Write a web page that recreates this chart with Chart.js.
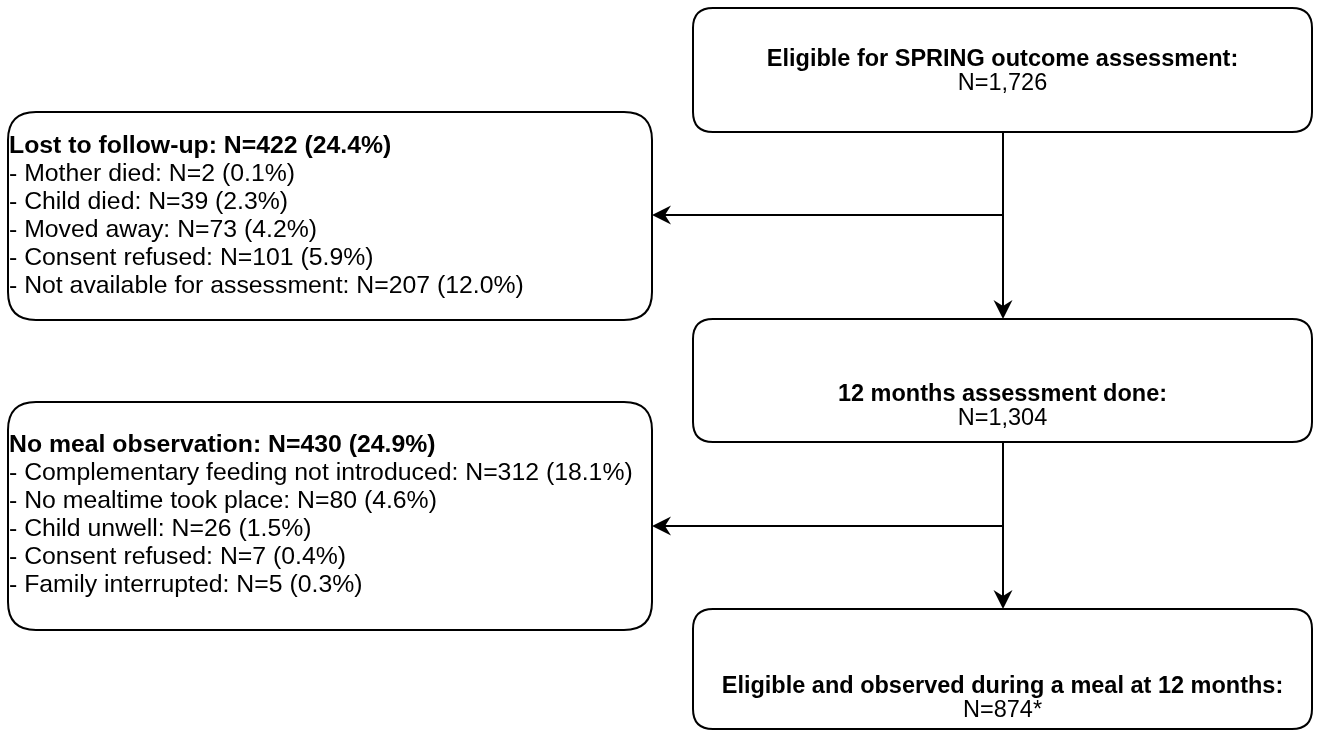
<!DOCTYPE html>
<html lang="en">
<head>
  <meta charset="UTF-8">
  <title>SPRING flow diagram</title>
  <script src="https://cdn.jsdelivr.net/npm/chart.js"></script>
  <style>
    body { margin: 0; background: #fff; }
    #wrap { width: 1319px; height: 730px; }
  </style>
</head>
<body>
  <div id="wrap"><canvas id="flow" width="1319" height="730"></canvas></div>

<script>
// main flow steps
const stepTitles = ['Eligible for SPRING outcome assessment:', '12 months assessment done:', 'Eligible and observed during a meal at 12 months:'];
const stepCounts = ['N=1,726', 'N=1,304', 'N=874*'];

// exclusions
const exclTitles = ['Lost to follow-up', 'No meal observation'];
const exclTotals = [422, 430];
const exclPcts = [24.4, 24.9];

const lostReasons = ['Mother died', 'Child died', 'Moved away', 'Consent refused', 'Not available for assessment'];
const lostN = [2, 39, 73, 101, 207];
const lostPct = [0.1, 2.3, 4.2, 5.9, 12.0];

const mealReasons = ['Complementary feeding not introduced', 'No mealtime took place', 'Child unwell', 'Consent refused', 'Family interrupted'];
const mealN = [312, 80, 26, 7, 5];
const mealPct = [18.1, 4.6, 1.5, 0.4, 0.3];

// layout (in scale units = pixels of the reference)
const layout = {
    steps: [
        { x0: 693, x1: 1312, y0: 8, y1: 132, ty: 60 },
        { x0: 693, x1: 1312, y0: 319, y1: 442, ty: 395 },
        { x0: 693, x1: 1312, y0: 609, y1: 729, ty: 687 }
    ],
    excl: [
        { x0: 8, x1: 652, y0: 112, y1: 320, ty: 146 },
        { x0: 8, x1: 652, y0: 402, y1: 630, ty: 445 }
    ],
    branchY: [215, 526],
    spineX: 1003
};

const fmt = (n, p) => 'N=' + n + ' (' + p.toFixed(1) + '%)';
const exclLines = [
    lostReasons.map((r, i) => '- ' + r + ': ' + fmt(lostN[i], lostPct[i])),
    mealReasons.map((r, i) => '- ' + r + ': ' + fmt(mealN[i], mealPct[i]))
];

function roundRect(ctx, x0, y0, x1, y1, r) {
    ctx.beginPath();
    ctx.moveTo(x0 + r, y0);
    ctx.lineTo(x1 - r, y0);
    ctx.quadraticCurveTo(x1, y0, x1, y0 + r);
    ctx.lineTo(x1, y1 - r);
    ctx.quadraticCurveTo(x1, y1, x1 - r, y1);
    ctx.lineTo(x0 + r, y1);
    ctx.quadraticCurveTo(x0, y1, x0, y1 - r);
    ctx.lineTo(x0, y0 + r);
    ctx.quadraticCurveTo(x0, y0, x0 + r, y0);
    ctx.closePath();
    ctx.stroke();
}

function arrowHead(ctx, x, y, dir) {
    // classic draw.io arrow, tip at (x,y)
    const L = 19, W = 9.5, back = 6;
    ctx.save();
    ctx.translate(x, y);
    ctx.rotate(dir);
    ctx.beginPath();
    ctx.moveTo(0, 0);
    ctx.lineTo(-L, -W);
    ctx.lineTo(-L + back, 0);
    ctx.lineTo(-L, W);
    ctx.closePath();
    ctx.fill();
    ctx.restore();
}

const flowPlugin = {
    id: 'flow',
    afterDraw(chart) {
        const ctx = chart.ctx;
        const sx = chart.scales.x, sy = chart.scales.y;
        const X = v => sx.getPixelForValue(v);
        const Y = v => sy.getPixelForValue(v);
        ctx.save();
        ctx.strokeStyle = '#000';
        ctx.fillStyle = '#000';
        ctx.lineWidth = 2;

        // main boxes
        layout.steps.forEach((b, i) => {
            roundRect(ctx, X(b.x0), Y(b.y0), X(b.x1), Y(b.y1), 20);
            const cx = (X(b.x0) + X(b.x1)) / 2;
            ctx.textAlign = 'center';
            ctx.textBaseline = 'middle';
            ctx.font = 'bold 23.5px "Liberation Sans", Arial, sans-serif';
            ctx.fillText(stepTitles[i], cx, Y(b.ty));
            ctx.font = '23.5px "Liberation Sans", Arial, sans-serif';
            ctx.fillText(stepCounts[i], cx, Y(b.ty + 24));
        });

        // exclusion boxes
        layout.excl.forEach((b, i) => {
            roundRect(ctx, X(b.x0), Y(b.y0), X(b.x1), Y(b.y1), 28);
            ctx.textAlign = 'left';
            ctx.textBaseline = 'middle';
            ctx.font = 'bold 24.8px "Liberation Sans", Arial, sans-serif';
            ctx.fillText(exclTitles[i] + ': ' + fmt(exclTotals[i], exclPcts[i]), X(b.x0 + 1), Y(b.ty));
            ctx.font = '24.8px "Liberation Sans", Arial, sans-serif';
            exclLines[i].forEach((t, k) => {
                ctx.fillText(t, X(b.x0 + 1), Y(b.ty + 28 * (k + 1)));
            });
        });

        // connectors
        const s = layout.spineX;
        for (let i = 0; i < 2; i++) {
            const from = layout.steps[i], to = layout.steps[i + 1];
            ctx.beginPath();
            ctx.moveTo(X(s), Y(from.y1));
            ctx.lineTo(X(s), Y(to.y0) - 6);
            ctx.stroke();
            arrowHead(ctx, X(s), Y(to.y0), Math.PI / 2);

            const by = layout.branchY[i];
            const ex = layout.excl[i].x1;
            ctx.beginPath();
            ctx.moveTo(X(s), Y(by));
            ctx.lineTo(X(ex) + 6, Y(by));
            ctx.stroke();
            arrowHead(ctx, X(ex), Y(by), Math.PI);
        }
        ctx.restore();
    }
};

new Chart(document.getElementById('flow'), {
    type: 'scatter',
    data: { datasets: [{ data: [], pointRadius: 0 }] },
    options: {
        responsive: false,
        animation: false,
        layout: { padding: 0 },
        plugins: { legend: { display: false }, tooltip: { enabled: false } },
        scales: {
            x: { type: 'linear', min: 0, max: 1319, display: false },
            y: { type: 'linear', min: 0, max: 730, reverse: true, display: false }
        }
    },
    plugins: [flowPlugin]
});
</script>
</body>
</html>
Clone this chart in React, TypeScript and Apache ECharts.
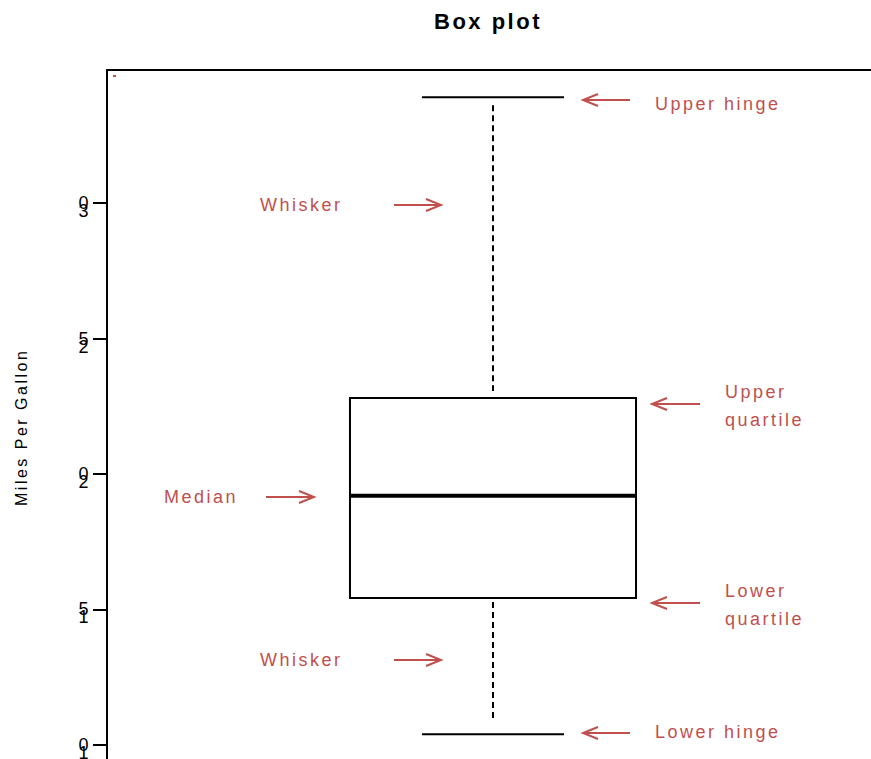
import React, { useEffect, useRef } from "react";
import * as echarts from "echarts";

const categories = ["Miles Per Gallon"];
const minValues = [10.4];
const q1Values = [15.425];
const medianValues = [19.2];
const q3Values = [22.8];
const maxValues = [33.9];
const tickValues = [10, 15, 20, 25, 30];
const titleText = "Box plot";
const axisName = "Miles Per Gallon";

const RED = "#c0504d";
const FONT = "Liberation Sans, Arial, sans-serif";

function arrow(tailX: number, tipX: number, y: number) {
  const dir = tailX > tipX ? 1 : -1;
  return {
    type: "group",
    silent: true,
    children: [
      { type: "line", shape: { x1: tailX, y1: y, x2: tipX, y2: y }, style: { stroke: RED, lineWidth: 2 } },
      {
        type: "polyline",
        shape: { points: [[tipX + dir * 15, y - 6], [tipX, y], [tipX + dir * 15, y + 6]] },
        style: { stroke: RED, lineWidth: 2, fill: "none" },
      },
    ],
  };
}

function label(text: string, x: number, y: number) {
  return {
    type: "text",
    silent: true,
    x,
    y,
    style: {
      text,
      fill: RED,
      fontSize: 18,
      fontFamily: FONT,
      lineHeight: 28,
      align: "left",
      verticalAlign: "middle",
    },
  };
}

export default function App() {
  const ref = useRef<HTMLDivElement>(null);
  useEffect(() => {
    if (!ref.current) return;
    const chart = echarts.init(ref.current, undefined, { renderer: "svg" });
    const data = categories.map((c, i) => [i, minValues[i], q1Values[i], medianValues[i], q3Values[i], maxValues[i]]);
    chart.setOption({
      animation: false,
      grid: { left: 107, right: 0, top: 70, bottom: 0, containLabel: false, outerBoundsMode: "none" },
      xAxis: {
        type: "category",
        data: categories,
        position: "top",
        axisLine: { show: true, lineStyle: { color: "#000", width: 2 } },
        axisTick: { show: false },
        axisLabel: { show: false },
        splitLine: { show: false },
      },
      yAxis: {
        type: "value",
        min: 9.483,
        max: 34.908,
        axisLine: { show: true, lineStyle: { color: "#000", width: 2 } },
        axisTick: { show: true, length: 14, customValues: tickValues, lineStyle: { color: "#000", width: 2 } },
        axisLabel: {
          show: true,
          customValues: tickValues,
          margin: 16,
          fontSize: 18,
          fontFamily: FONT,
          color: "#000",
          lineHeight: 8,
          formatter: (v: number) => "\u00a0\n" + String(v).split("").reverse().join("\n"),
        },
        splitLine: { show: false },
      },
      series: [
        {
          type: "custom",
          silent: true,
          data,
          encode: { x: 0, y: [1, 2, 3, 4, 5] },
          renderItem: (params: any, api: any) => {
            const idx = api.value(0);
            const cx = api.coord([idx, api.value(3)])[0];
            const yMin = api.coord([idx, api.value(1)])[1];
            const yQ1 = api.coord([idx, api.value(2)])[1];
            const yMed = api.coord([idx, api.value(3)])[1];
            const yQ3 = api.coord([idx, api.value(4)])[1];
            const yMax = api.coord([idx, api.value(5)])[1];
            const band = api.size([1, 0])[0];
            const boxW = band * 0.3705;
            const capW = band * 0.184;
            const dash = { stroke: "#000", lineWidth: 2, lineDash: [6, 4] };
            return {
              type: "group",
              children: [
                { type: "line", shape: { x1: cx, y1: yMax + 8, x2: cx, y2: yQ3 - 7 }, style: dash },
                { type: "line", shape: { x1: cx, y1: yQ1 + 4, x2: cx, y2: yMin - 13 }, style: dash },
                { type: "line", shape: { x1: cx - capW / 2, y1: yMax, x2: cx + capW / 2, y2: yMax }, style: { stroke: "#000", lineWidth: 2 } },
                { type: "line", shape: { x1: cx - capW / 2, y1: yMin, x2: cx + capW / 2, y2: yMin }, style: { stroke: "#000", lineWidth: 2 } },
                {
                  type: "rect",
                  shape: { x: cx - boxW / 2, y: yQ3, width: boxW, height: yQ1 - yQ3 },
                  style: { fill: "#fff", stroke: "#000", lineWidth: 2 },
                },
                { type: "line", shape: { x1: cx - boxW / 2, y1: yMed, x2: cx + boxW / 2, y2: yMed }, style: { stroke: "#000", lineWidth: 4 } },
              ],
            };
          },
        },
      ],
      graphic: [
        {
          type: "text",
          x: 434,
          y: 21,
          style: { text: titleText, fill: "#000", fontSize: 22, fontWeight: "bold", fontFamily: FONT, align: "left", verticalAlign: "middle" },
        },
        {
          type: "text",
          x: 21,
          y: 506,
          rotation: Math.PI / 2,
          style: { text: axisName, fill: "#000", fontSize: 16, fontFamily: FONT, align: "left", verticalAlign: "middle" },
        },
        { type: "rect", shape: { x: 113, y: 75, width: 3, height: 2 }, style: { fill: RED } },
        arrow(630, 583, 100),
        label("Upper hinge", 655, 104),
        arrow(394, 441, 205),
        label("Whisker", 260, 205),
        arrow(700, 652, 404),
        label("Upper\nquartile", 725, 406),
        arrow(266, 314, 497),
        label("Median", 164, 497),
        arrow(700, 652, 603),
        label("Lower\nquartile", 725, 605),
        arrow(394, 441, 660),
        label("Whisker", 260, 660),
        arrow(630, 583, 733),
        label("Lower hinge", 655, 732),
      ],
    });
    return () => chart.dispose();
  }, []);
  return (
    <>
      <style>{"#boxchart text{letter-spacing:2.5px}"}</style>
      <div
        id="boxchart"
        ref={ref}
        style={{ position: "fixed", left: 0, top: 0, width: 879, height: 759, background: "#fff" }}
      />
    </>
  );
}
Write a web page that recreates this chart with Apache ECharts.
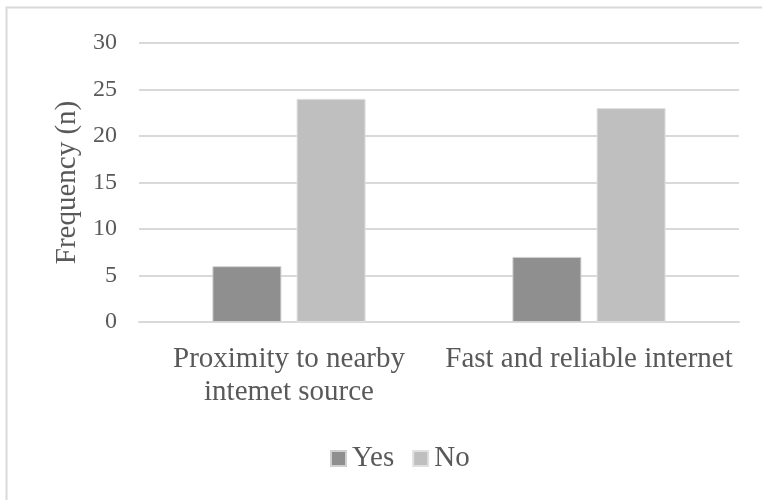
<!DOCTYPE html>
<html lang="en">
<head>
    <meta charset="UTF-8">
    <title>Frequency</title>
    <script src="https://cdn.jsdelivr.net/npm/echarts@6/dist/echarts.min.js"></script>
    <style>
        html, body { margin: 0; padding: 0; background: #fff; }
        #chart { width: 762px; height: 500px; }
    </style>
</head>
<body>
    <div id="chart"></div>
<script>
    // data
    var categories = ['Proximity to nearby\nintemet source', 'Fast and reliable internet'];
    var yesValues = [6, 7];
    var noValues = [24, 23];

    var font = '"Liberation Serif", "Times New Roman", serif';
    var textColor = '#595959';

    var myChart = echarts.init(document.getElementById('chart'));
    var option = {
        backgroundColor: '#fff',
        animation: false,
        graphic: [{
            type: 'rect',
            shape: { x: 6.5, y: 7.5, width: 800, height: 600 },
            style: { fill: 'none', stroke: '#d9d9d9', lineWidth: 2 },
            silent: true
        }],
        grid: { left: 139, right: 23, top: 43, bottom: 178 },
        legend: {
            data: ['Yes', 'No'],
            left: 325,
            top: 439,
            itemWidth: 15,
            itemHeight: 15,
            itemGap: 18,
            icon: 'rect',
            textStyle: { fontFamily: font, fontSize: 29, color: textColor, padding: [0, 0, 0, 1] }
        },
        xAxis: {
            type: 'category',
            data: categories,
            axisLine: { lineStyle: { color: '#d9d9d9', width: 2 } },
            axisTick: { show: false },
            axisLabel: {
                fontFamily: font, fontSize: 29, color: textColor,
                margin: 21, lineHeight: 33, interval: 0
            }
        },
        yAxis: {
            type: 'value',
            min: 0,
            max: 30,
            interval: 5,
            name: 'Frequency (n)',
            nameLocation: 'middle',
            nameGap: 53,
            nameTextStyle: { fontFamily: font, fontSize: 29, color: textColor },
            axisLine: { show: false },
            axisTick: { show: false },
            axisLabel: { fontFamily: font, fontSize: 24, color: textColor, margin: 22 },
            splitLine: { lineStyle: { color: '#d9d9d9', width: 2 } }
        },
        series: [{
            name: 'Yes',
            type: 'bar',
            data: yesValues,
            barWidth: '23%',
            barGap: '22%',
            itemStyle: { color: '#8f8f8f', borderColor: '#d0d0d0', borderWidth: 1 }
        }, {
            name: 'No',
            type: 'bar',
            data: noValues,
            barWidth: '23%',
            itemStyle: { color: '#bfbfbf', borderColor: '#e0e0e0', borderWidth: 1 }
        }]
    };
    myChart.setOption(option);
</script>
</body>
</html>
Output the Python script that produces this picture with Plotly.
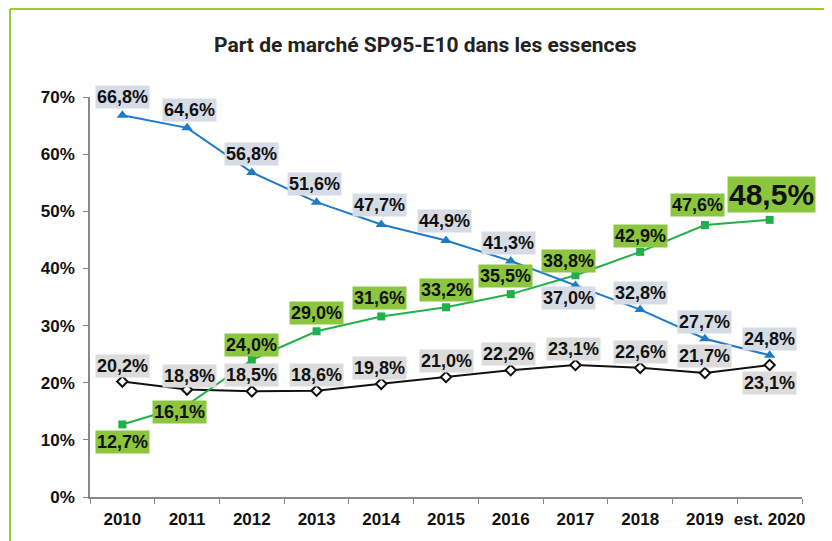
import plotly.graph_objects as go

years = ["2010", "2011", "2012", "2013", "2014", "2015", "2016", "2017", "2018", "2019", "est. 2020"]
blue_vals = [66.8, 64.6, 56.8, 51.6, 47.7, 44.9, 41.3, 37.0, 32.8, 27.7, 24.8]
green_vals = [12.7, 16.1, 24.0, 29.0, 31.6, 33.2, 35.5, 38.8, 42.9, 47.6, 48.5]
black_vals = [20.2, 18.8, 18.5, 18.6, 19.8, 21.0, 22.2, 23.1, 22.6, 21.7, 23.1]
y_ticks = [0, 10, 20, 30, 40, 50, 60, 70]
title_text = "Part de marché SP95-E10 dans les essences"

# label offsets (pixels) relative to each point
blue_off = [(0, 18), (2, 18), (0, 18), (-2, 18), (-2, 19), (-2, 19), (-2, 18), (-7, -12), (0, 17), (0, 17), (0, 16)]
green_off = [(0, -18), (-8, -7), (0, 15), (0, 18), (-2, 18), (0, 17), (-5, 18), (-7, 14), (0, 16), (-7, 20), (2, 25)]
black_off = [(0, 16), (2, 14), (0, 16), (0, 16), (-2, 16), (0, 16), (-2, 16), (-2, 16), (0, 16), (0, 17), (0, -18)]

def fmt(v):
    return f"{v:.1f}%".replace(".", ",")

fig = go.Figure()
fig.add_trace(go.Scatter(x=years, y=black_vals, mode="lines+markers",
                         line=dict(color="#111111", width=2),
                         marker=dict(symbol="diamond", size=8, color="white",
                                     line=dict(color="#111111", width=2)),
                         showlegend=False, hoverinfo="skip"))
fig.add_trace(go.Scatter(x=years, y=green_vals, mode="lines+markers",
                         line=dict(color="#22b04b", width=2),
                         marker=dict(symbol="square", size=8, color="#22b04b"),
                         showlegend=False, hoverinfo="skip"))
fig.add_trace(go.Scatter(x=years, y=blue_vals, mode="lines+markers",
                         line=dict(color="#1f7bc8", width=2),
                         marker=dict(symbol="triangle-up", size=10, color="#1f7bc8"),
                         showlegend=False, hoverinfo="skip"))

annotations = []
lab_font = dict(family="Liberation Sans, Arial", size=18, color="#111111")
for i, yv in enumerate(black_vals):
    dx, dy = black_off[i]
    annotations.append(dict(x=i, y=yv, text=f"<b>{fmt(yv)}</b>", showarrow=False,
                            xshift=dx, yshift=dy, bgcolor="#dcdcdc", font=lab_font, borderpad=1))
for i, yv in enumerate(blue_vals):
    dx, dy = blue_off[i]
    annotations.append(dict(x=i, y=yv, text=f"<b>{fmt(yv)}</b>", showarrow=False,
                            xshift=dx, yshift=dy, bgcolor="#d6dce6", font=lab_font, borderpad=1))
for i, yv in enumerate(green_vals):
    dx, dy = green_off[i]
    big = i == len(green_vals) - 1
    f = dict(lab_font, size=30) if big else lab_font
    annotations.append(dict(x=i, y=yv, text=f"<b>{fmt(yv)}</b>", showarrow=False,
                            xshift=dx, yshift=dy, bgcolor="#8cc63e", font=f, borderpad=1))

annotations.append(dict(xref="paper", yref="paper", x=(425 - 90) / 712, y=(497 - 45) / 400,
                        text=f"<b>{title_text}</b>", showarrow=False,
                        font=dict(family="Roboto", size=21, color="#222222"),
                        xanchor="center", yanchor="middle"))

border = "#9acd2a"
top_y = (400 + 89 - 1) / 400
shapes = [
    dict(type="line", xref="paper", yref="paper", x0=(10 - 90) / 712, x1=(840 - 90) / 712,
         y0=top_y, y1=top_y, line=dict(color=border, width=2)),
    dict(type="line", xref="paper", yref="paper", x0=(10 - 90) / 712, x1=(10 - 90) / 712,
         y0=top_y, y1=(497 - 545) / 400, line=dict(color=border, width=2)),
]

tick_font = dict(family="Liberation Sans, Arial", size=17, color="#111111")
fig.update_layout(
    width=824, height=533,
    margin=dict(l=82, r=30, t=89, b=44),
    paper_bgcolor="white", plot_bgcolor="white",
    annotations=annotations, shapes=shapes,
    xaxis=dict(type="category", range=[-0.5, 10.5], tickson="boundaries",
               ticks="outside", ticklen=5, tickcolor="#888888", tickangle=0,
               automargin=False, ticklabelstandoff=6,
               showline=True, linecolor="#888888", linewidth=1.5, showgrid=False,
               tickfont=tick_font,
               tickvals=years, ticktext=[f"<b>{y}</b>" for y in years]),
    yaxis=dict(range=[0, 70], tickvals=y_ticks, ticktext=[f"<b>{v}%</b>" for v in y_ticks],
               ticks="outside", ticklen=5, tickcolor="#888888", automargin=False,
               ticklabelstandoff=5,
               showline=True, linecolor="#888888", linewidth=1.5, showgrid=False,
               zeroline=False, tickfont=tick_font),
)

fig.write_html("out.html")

#####

What the task requires:
Exactly and only the lines from the top of the records down to the line containing "const exclPcts = [24.4, 24.9];" should be transcribed, please, without the pictures.

Solution:
Write a web page that recreates this chart with Chart.js.
<!DOCTYPE html>
<html lang="en">
<head>
  <meta charset="UTF-8">
  <title>SPRING flow diagram</title>
  <script src="https://cdn.jsdelivr.net/npm/chart.js"></script>
  <style>
    body { margin: 0; background: #fff; }
    #wrap { width: 1319px; height: 730px; }
  </style>
</head>
<body>
  <div id="wrap"><canvas id="flow" width="1319" height="730"></canvas></div>

<script>
// main flow steps
const stepTitles = ['Eligible for SPRING outcome assessment:', '12 months assessment done:', 'Eligible and observed during a meal at 12 months:'];
const stepCounts = ['N=1,726', 'N=1,304', 'N=874*'];

// exclusions
const exclTitles = ['Lost to follow-up', 'No meal observation'];
const exclTotals = [422, 430];
const exclPcts = [24.4, 24.9];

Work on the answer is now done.